Alternative approaches and concepts to writing that can be used in various aspects of songwriting, arranging, and composing for contemporary broadcast media, such as film and TV scores, that will supplement other writing approaches. Using compositional concepts pioneered by George Tremblay and Jack Smalley, the course explores writing techniques based on the use of the 12-tone row concept and the process of extracting consonant melodic components from the rows that are then applied to writing for contemporary musical styles and forms and commercial clients. Some writing projects will be realized through sequencing and live performance.
Study of orchestration in musical theater and the role of the orchestra in a theater piece. Students will arrange and orchestrate songs with a focus on supporting a vocalist, telling the story, and creating a theatrical sound.
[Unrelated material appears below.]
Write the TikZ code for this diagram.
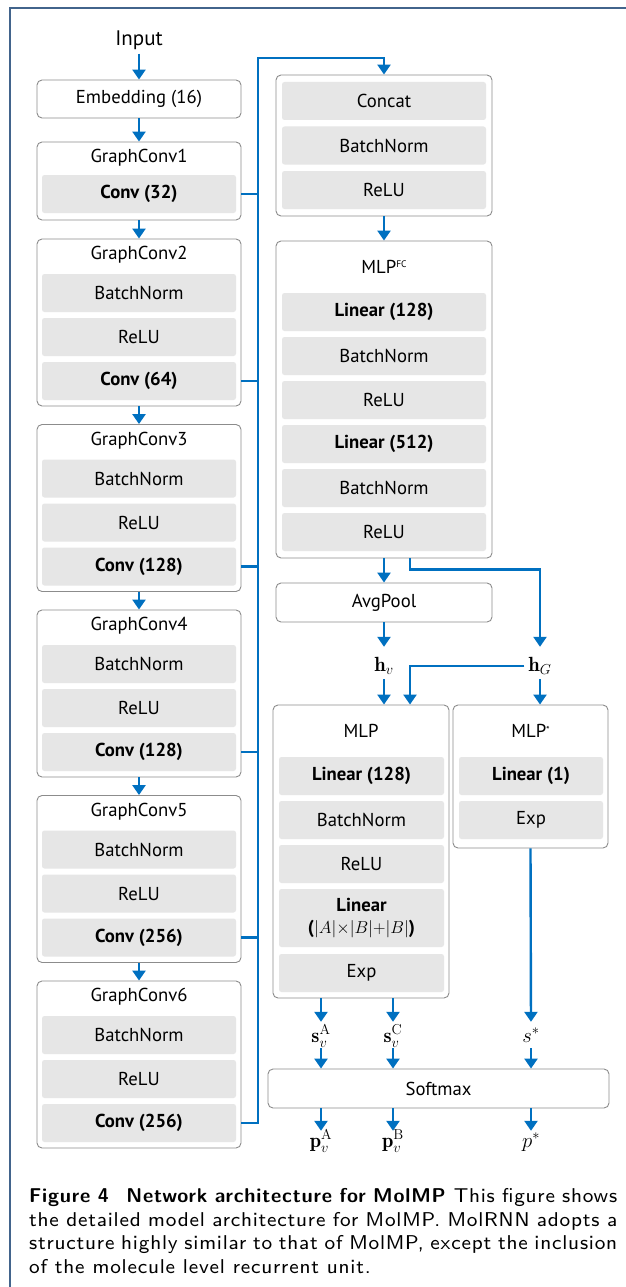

The class will explore how orchestration can be used as a dramatic element to establish a period, create a mood, and support the narrative. Written projects focus on typical instruments and ensembles used in various theatrical situations. Listening will include songs from a wide variety of musical theater recordings, with examples of piano scores and individual parts from shows.
The advanced student will learn to utilize digital audio workstations (DAW) to create arrangements of either original or existing musical elements. This course focuses on the creative use of technology in music production. Topics covered include signal flow of MIDI and audio signal within the DAW sound processing plugins, choosing appropriate sounds and combining elements from software synthesizers, alternate approaches to quantizing and refining rhythmic grooves, hybrid production techniques (audio and MIDI), use of the DAW for scoring to picture and basic synthesis techniques. In addition to using their own laptops in the Professional Writing Technology Lab students are expected to have the CWP major bundle.
An orchestration/arranging course that focuses on the techniques and concepts of writing for big band. Content also includes the arranging process and how to adapt and modify the musical elements of a composition into an effective arrangement. The course deals with notation, voicings, and combinations of the various sections comprising the large ensemble: trumpets, trombones, saxophones, selected woodwinds, and rhythm section. Extensive use of recorded examples and extracts from scores.
An advanced study of writing in a variety of Latin styles, including modern and traditional orchestration concepts, style-specific aspects of form and structure, score analysis, score and part preparation, and production tips that will give the composer, arranger, or orchestrator the proper tools to get the best results either in the studio or in a live performance. Styles covered include mambo, guaguancó, bomba, timba, bolero, danzón, tango reggae, samba, and partido alto. Students will create arrangements of existing works and original pieces for a variety of ensembles of different sizes and instrumentation.
This course presents an expanded development of material introduced in CW-216. Important concepts include: production and direction of vocal rehearsals and recording sessions; advanced production techniques including layering, stacking, compressing and mixing vocal tracks; study of diverse song styles and musical concepts that comprise them; observation of text/language and cultural influence in relation to vocal writing; further development of multi-part background writing; more refined utilization of harmonic tensions and reharmonization. Rubato and groove-oriented a cappella techniques will also be explored.